'13th': A Horror, but Not a Good One
Friday, February 13, 2009
Michael Bay is destroying America.
Maybe that's too harsh.
Michael Bay is destroying horror films. Better.
Michael Bay is destroying horror films by exhuming the genre's standard-bearers, stripping them of genuine terror and conceptual earnest, refusing to either re-create faithfully or reimagine boldly, and upping the irony until the original concept stands rigid like a taxidermied grizzly, its teeth bared and glistening but its presence inanimate, unthreatening and, most of all, sad.
In this young century, Bay has already produced the remakes of "The Amityville Horror" and "The Texas Chainsaw Massacre." He will remake "The Nightmare on Elm Street" next year.
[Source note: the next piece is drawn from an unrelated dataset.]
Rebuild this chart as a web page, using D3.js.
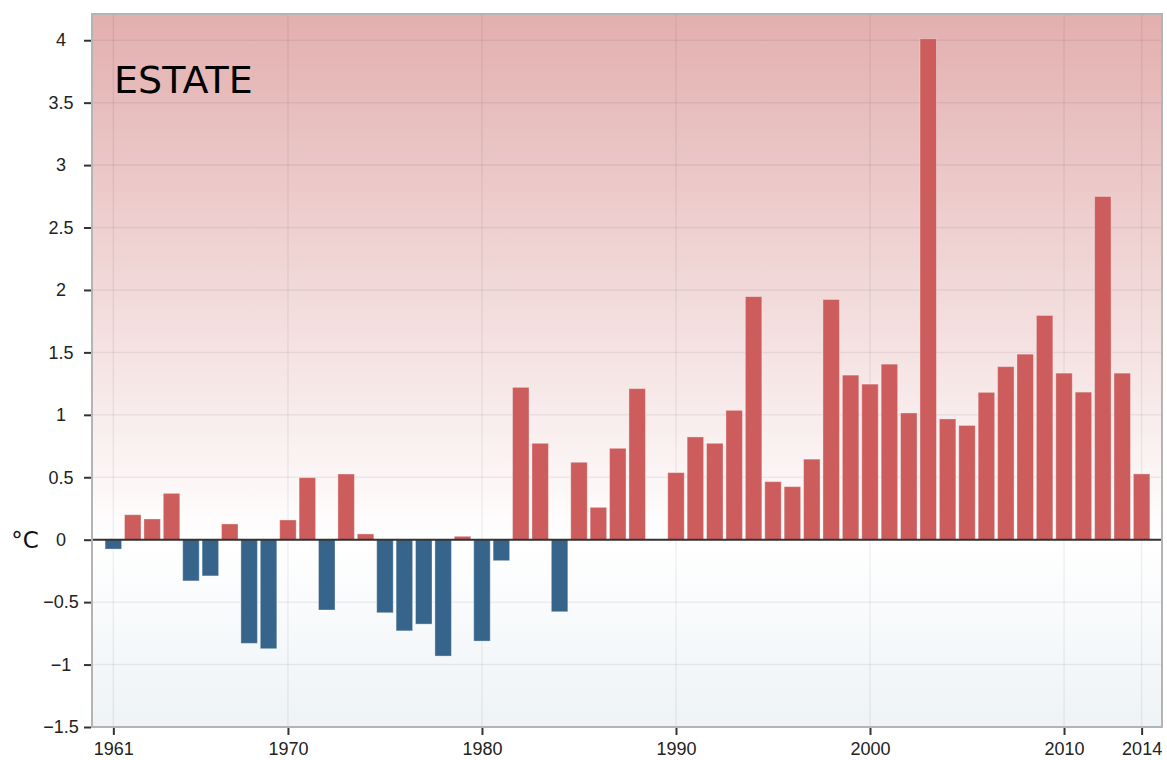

This weekend offers his throttling of "Friday the 13th," the 1980 movie that spawned the immortal, hockey-masked slasher Jason Voorhees.
If you love America, you will not pay to see it.
To be sure, the original "Friday the 13th" is no masterpiece. It's a dimwitted "Halloween" wannabe. But it attains a workable level of campiness and squeezes in one good shock at the end. It feels raw and dangerous and shoestringy.
Bay's remake, also titled "Friday the 13th," is a seminar in cultural decay. A bigger budget means smaller returns in quality. Better technology means blander camerawork. Hotter actors means hollower screen presences. More story means less fun.
The movie opens with a 25-minute prologue. Repeat: a 25-minute prologue. A group of hot friends in search of free-range marijuana stumble into Camp Crystal Lake, where 29 years ago a young boy (Jason) drowned, which prompted his mother to carve up a bunch of counselors, which prompted a sole survivor to decapitate her, which prompted Jason to somehow return from the dead to continue the vengeful spree, which prompted an endless movie franchise.
These pot-pursuing friends are murdered in horrible ways. One girl survives but is imprisoned by Jason. The title "Friday the 13th" flashes on the screen, and the audience guffaws at the film's audacity. The previous 25 minutes were no more than a dastardly tease! Maybe this movie will go for broke. Maybe this "Friday the 13th" will succeed as neo-slasher hyperbole, both an indictment of the genre and the fullest expression of it. (Apologies for already terminating the suspense.)
The story jumps forward a month. The captured girl's brother (Jared Padalecki, from the CW series "Supernatural") comes poking around Crystal Lake. While posting fliers for his missing sister, he hooks up with a group of hot friends who are on their way to a cabin in their black Cadillac Escalade. The same fate awaits.
Co-writers Damian Shannon and Mark Swift and director Marcus Nispel can't decide whether to make "Friday the 13th" a homage, a wink-wink riff or a twisted exploration of mommy worship and sibling neglect, and they certainly don't know how to weave these strands together. The movie has a couple of half-laughs, zero scares, only one moment of artistically inventive slaughter and only two scenes of marginal titillation.
"Only two scenes of marginal titillation." It's depressing to have to hope for some skin, but what other lurid pleasure exists in mainstream, mass-produced horror movies these days? If you can't shock me with gore, adrenalize me with suspense or tickle me with camp, at least show me tanned, toned, well-lit slabs of young Hollywood filet.
Michael Bay is destroying me.
In an era when the psychologically provocative "Saw" movies have wormed their way into our nightmares, in an era when even comic book movies are terrifying, Jason Voorhees needs to be permanently retired. If he learns to stop jabbing needles in people's eyes, maybe he could take up knitting. It would be so much easier to plop into an Adirondack chair on the quaint shore of Crystal Lake than to struggle to stay relevant 30 years past one's prime. Perhaps Michael Bay could join him there, toes in the water, enjoying the spoils of his box office, away from us, forever.
Friday the 13th ( 97 minutes, at area theaters) is rated R for strong bloody violence, sexual content, language and drug use.